From ages 0-17, we are children. We grow by leaps and bounds during this period from infancy to adolescence, from little creatures incapable of speech and thought to nearly our fully developed selves. And yet our lives don’t change all that drastically; I still live with my parents and siblings, and though I’ve moved, my life has maintained a steady track in terms of responsibility and independence.
At Columbia, I had a few moments of utter panic. I’m usually quite excited for the prospect of college, but at the same time, it’s a scary thought to imagine a future on my own. There’s a whole huge world out there, and I’m just one small person in it. To venture out, without the guidance of anyone I know around me, is a little bit overwhelming. And I’m sure I’ll love it, but it’s a big step. As I’ve heard many times as a teenager, my life officially starts the moment I step out of my house and begin to determine my own future.
And it’s a beautiful thought, too. I’m ready to be out there taking on the world on my own terms. I’m ready to gain the wisdom I can’t have without experience. I try to share as much as I’ve learned so far on this blog about life, but the truth is, I’m lacking the experience to back up a lot of it. I know that living outside my home will push me to grow in incredible ways, and I’m getting ready to move out, away, and forward.

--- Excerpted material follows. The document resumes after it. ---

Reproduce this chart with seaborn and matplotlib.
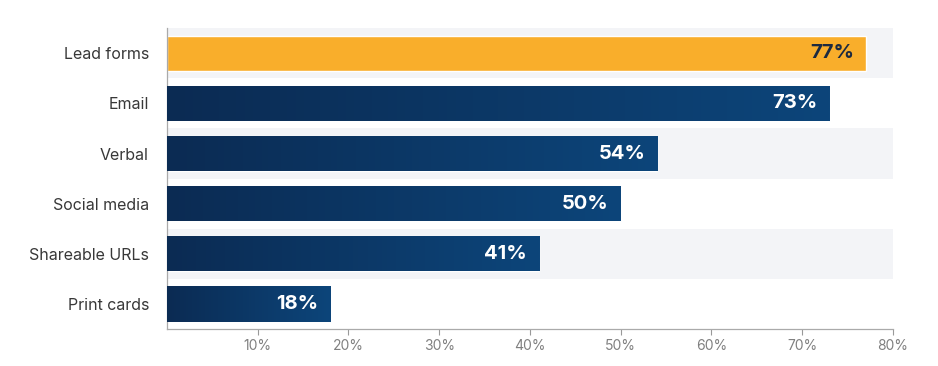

For most of you, this happened a long time ago. You separated from your parents and live alone or with someone other than family. It may seem normal to you now, but try to imagine back to the days before you knew what it was like to be free to rule your own life. Was the thought of moving on terrifying or beautiful? For me, it’s somewhere in between.
This entry doesn’t have much point except to explain how I’ve been feeling lately. A bit overwhelmed about my future. I guess you can all attest to the fact that I’ll be okay and adjust. I think these feelings are a big part of the separation; first come fear and anticipation. What’s it like afterwards? To be alone and free to do as you please? To finally begin Stage 2 of human life?
I guess I’ll find out sooner than I think.